Continue installing floorboards over the surface area of the room until you come to the last row. Here, you may find that the space remaining is not wide enough to accommodate a full board. In that case, measure what space is available, then rip as many boards as necessary down to the appropriate width. If you encounter a clearance issue that prevents you from locking any of these last boards against the groove of the adjacent second-to-last row, simply do this: Using a utility knife, plane the tongue off the edge of the boards that would not fit otherwise, then affix them in position by means of wood glue.

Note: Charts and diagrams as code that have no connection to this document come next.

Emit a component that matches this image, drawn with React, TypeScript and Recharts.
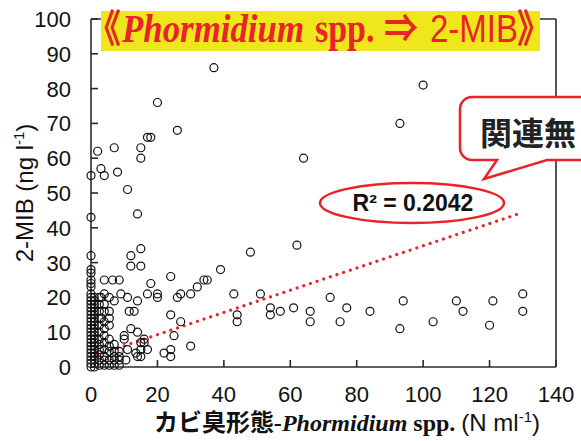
import { ScatterChart, Scatter, XAxis, YAxis, ReferenceLine } from 'recharts'

// Phormidium spp. cell count (N/ml) vs 2-MIB (ng/l)
const xTicks = [0, 20, 40, 60, 80, 100, 120, 140]
const yTicks = [0, 10, 20, 30, 40, 50, 60, 70, 80, 90, 100]

const nearZero: [number, number][] = [
  [0, 0], [0, 1], [0, 2], [0, 3], [0, 4], [0, 5], [0, 6], [0, 7], [0, 8], [0, 9], [0, 10],
  [0, 11], [0, 12], [0, 13], [0, 14], [0, 15], [0, 16], [0, 17], [0, 18], [0, 19], [0, 20],
  [0, 21], [0, 23], [0, 24], [0, 25], [0, 27], [0, 28], [0, 32], [0, 43], [0, 55],
  [1, 0], [1, 1], [1, 2], [1, 3], [1, 4], [1, 5], [1, 6], [1, 7], [1, 8], [1, 9], [1, 10],
  [1, 11], [1, 12], [1, 13], [1, 14], [1, 15], [1, 16], [1, 17], [1, 18], [1, 19], [1, 20],
  [2.5, 0.5], [2.5, 2], [2.5, 3.5], [2.5, 5], [2.5, 6.5], [2.5, 8], [2.5, 10], [2.5, 12],
  [2.5, 14], [2.5, 16], [2.5, 18], [2.5, 20], [2, 62],
  [3, 14], [3, 20], [3, 57],
  [4, 0.5], [4, 2], [4, 3], [4, 5], [4, 7], [4, 9], [4, 11], [4, 13], [4, 16], [4, 18],
  [4, 21], [4, 25], [4, 55],
  [5.5, 0.5], [5.5, 2], [5.5, 4.5], [5.5, 6], [5.5, 8], [5.5, 12], [5.5, 14], [5.5, 16], [5.5, 20],
  [7, 0.5], [7, 2], [7, 3], [7, 4.5], [7, 6.5], [7, 19], [6.5, 25], [7, 63],
  [8.5, 0.5], [8.5, 2], [8.5, 3], [8.5, 4.5], [8.5, 25], [8, 56], [9, 21],
]

const lowRange: [number, number][] = [
  [10, 9], [10, 8], [10.5, 2], [11, 5], [11, 20], [11, 51], [12, 32], [12, 29], [11.5, 16],
  [12, 11], [13, 16], [13.5, 4], [14, 19], [14, 10], [14, 3], [14, 44], [15, 3], [15, 5],
  [15, 7], [16, 7], [16, 8], [17, 5], [15, 34], [15, 29], [15, 60], [15, 63], [17, 21],
  [17, 66], [18, 66], [18, 24], [20, 21], [20, 20], [20, 76], [22, 4], [24, 26], [24, 15],
  [24, 5], [24, 3], [25, 9], [26, 20], [26, 68], [27, 21], [27, 13], [30, 21], [30, 6],
]

const midRange: [number, number][] = [
  [32, 23], [34, 25], [35, 25], [37, 86], [39, 28], [43, 21], [44, 15], [44, 13], [48, 33],
  [51, 21], [54, 17], [54, 15], [57, 16], [61, 17], [62, 35], [64, 60], [66, 16], [66, 13],
]

const highRange: [number, number][] = [
  [72, 20], [75, 13], [77, 17], [84, 16], [93, 11], [93, 70], [94, 19], [100, 81], [103, 13],
  [110, 19], [112, 16], [120, 12], [121, 19], [130, 21], [130, 16],
]

// linear fit, R² = 0.2042
const trendX = [0, 130]
const trendY = [2.9, 44.4]

const points = [...nearZero, ...lowRange, ...midRange, ...highRange].map(([x, y]) => ({ x, y }))

const AXIS = '#2b2b2b'
const RED = '#e8232a'
const SANS = '"Liberation Sans", Arial, sans-serif'
const SERIF = '"Liberation Serif", "Times New Roman", serif'
const CJK = '"Noto Sans CJK JP", sans-serif'

function Ring(props: any) {
  return <circle cx={props.cx} cy={props.cy} r={4} fill="none" stroke="#111" strokeWidth={1.2} />
}

function XTick({ x, y, payload }: any) {
  return (
    <g>
      <line x1={x} x2={x} y1={y - 19} y2={y - 26} stroke={AXIS} strokeWidth={1.6} />
      <text x={x} y={y} dy="0.71em" textAnchor="middle" fontFamily={SANS} fontSize={22} fill="#111">
        {payload.value}
      </text>
    </g>
  )
}

function YTick({ x, y, payload }: any) {
  return (
    <g>
      <line x1={x + 20} x2={x + 27} y1={y} y2={y} stroke={AXIS} strokeWidth={1.6} />
      <text x={x} y={y} dy="0.36em" textAnchor="end" fontFamily={SANS} fontSize={22} fill="#111">
        {payload.value}
      </text>
    </g>
  )
}

export default function App() {
  return (
    <div style={{ position: 'absolute', left: 0, top: 0, width: 581, height: 441, background: '#fff' }}>
      <ScatterChart width={581} height={441} margin={{ top: 19, right: 25, bottom: 34, left: 0 }}>
        <XAxis
          type="number"
          dataKey="x"
          domain={[0, 140]}
          ticks={xTicks}
          interval={0}
          height={40}
          tickSize={0}
          tickMargin={19}
          tick={(p: any) => <XTick {...p} />}
          stroke={AXIS}
          strokeWidth={1.6}
        />
        <YAxis
          type="number"
          dataKey="y"
          domain={[0, 100]}
          ticks={yTicks}
          interval={0}
          width={91}
          tickSize={0}
          tickMargin={20}
          tick={(p: any) => <YTick {...p} />}
          stroke={AXIS}
          strokeWidth={1.6}
        />
        <ReferenceLine y={100} stroke={AXIS} strokeWidth={1.6} />
        <ReferenceLine x={140} stroke={AXIS} strokeWidth={1.6} />
        <Scatter data={points} shape={Ring} isAnimationActive={false} />
        <ReferenceLine
          segment={[
            { x: trendX[0], y: trendY[0] },
            { x: trendX[1], y: trendY[1] },
          ]}
          stroke={RED}
          strokeWidth={3.2}
          strokeDasharray="0.01 7"
          strokeLinecap="round"
        />
      </ScatterChart>

      <svg
        width={581}
        height={441}
        style={{ position: 'absolute', left: 0, top: 0, pointerEvents: 'none' }}
      >
        {/* title */}
        <rect x={101} y={11} width={439} height={40} fill="#efe71b" />
        <g transform="translate(0 42) scale(1 1.15)" fill={RED} fontWeight="bold">
          <text x={87} fontFamily={CJK} fontSize={34}>《</text>
          <text
            x={122}
            fontFamily={SERIF}
            fontStyle="italic"
            fontSize={35}
            textLength={182}
            lengthAdjust="spacingAndGlyphs"
          >
            Phormidium
          </text>
          <text x={315} fontFamily={SERIF} fontSize={34}>spp.</text>
          <text x={384} fontFamily={CJK} fontSize={34}>⇒</text>
          <text x={430} fontFamily={SANS} fontWeight="normal" fontSize={33}>2-MIB</text>
          <text x={517} fontFamily={CJK} fontSize={34}>》</text>
        </g>

        {/* callout */}
        <path
          d="M 472 97 H 640 V 160 H 547 L 484 179 L 497 160 H 472 A 12 12 0 0 1 460 148 V 109 A 12 12 0 0 1 472 97 Z"
          fill="#fff"
          stroke={RED}
          strokeWidth={2.5}
        />
        <text x={480} y={145} fontFamily={CJK} fontWeight="bold" fontSize={32} fill="#222">
          関連無
        </text>

        {/* R² badge */}
        <ellipse cx={412} cy={203} rx={92} ry={20} fill="#fff" stroke={RED} strokeWidth={2.5} />
        <text x={413} y={211} textAnchor="middle" fontFamily={SANS} fontWeight="bold" fontSize={23} fill="#111">
          R² = 0.2042
        </text>

        {/* axis titles */}
        <text transform="translate(33 193) rotate(-90)" textAnchor="middle" fontFamily={SANS} fontSize={24} fill="#111">
          2-MIB (ng l<tspan fontSize={15} dy={-9}>-1</tspan>
          <tspan dy={9}>)</tspan>
        </text>
        <text x={347} y={431} textAnchor="middle" fontSize={24} fill="#111">
          <tspan fontFamily={CJK} fontWeight="bold">カビ臭形態</tspan>
          <tspan fontFamily={SERIF} fontWeight="bold" fontStyle="italic">-Phormidium</tspan>
          <tspan fontFamily={SERIF} fontWeight="bold"> spp. </tspan>
          <tspan fontFamily={SANS}>(N ml</tspan>
          <tspan fontFamily={SANS} fontSize={15} dy={-9}>-1</tspan>
          <tspan fontFamily={SANS} dy={9}>)</tspan>
        </text>
      </svg>
    </div>
  )
}
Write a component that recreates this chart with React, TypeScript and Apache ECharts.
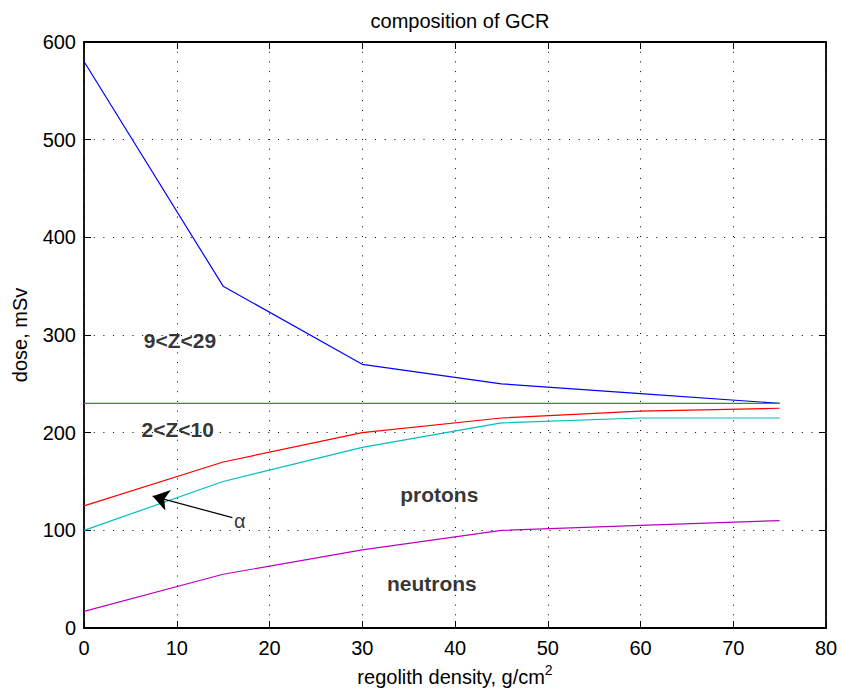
import React, { useEffect, useRef } from "react";
import * as echarts from "echarts";

const depth = [0, 15, 30, 45, 60, 75];
const heavy = [580, 350, 270, 250, 240, 230];
const total = [230, 230, 230, 230, 230, 230];
const medium = [125, 170, 200, 215, 222, 225];
const alpha = [100, 150, 185, 210, 215, 215];
const neutrons = [17, 55, 80, 100, 105, 110];

const labelNames = ["9<Z<29", "2<Z<10", "protons", "neutrons"];
const labelX = [10.35, 10.1, 38.3, 37.5];
const labelY = [294, 203, 137, 46];
const alphaText = { x: 16.8, y: 109.6, text: "α" };
const arrowFrom = [16, 113];
const arrowTo = [7.4, 135];

const FONT = "'Liberation Sans', Arial, Helvetica, sans-serif";

export default function App() {
  const ref = useRef<HTMLDivElement>(null);
  useEffect(() => {
    const chart = echarts.init(ref.current!, null, { renderer: "svg" });
    const pts = (ys: number[]) => depth.map((x, i) => [x, ys[i]]);
    const lineSeries = (name: string, ys: number[], color: string) => ({
      name,
      type: "line",
      data: pts(ys),
      showSymbol: false,
      symbol: "none",
      lineStyle: { color, width: 1.2 },
      z: 3,
    });
    const axisCommon = {
      axisLine: { show: true, onZero: false, lineStyle: { color: "#000", width: 1.8 } },
      axisTick: { show: true, inside: true, length: 7, lineStyle: { color: "#000", width: 1 } },
    };
    const gridLine = { show: true, lineStyle: { color: "#000", type: [1, 8.7], width: 1 } };
    chart.setOption({
      animation: false,
      backgroundColor: "#fff",
      title: {
        text: "composition of GCR",
        left: 455,
        textAlign: "center",
        top: 6,
        textStyle: { fontFamily: FONT, fontSize: 20, fontWeight: "normal", color: "#000" },
      },
      grid: { left: 84, right: 16, top: 42, bottom: 63, containLabel: false, outerBoundsMode: "none" },
      xAxis: [
        {
          type: "value",
          min: 0,
          max: 80,
          interval: 10,
          ...axisCommon,
          axisLabel: { color: "#000", fontFamily: FONT, fontSize: 20, margin: 10 },
          splitLine: gridLine,
          name: "regolith density, g/cm{sup|2}",
          nameLocation: "middle",
          nameGap: 35,
          nameTextStyle: {
            color: "#000",
            fontFamily: FONT,
            fontSize: 20,
            rich: { sup: { fontSize: 14, verticalAlign: "top", padding: [0, 0, 14, 0], fontFamily: FONT, color: "#000" } },
          },
        },
        {
          type: "value",
          position: "top",
          min: 0,
          max: 80,
          interval: 10,
          ...axisCommon,
          axisLabel: { show: false },
          splitLine: { show: false },
        },
      ],
      yAxis: [
        {
          type: "value",
          min: 0,
          max: 600,
          interval: 100,
          ...axisCommon,
          axisLabel: { color: "#000", fontFamily: FONT, fontSize: 20, margin: 8 },
          splitLine: gridLine,
          name: "dose, mSv",
          nameLocation: "middle",
          nameGap: 54,
          nameTextStyle: { color: "#000", fontFamily: FONT, fontSize: 20 },
        },
        {
          type: "value",
          position: "right",
          min: 0,
          max: 600,
          interval: 100,
          ...axisCommon,
          axisLabel: { show: false },
          splitLine: { show: false },
        },
      ],
      series: [
        lineSeries("9<Z<29", heavy, "#0000ff"),
        lineSeries("total", total, "#1f9f1f"),
        lineSeries("2<Z<10", medium, "#ff0000"),
        {
          ...lineSeries("alpha", alpha, "#00bfbf"),
          markLine: {
            silent: true,
            symbol: ["none", "arrow"],
            symbolSize: 16,
            label: { show: false },
            lineStyle: { color: "#000", type: "solid", width: 1.2 },
            data: [[{ coord: arrowFrom }, { coord: arrowTo }]],
          },
        },
        lineSeries("neutrons", neutrons, "#bf00bf"),
        {
          type: "scatter",
          symbolSize: 0,
          z: 5,
          silent: true,
          itemStyle: { color: "#000" },
          data: labelNames.map((n, i) => ({ value: [labelX[i], labelY[i]], name: n })),
          label: {
            show: true,
            position: "inside",
            formatter: (p: any) => p.name,
            color: "#000",
            textBorderWidth: 0,
            textBorderColor: "transparent",
            fontFamily: FONT,
            fontSize: 21,
            fontWeight: "bold",
          },
        },
        {
          type: "scatter",
          symbolSize: 0,
          z: 5,
          silent: true,
          itemStyle: { color: "#000" },
          data: [{ value: [alphaText.x, alphaText.y], name: alphaText.text }],
          label: {
            show: true,
            position: "inside",
            formatter: (p: any) => p.name,
            color: "#000",
            textBorderWidth: 0,
            textBorderColor: "transparent",
            fontFamily: FONT,
            fontSize: 20,
          },
        },
      ],
    });
    return () => chart.dispose();
  }, []);
  return <div ref={ref} style={{ width: 842, height: 691, position: "absolute", left: 0, top: 0 }} />;
}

Remove the spacers from the perimeter of the room, and in the gap those spacers were occupying, install transition moldings directly to the subfloor. Quarter-round or baseboard moldings, installed against the wall, are also recommended (but not strictly necessary). Finally, clean the floor per the manufacturer’s guidelines and replace all furniture in the room. And you might want to put felt protectors on the legs of any chairs to protect your beautiful new floor!
It depends on the size of the room, of course, but in most cases it’s eminently possible to install a click floor within a single weekend. With proper planning, you can begin the project on Saturday and be done in time to host friends for a get-together on Sunday evening. They would never guess that you did it all yourself!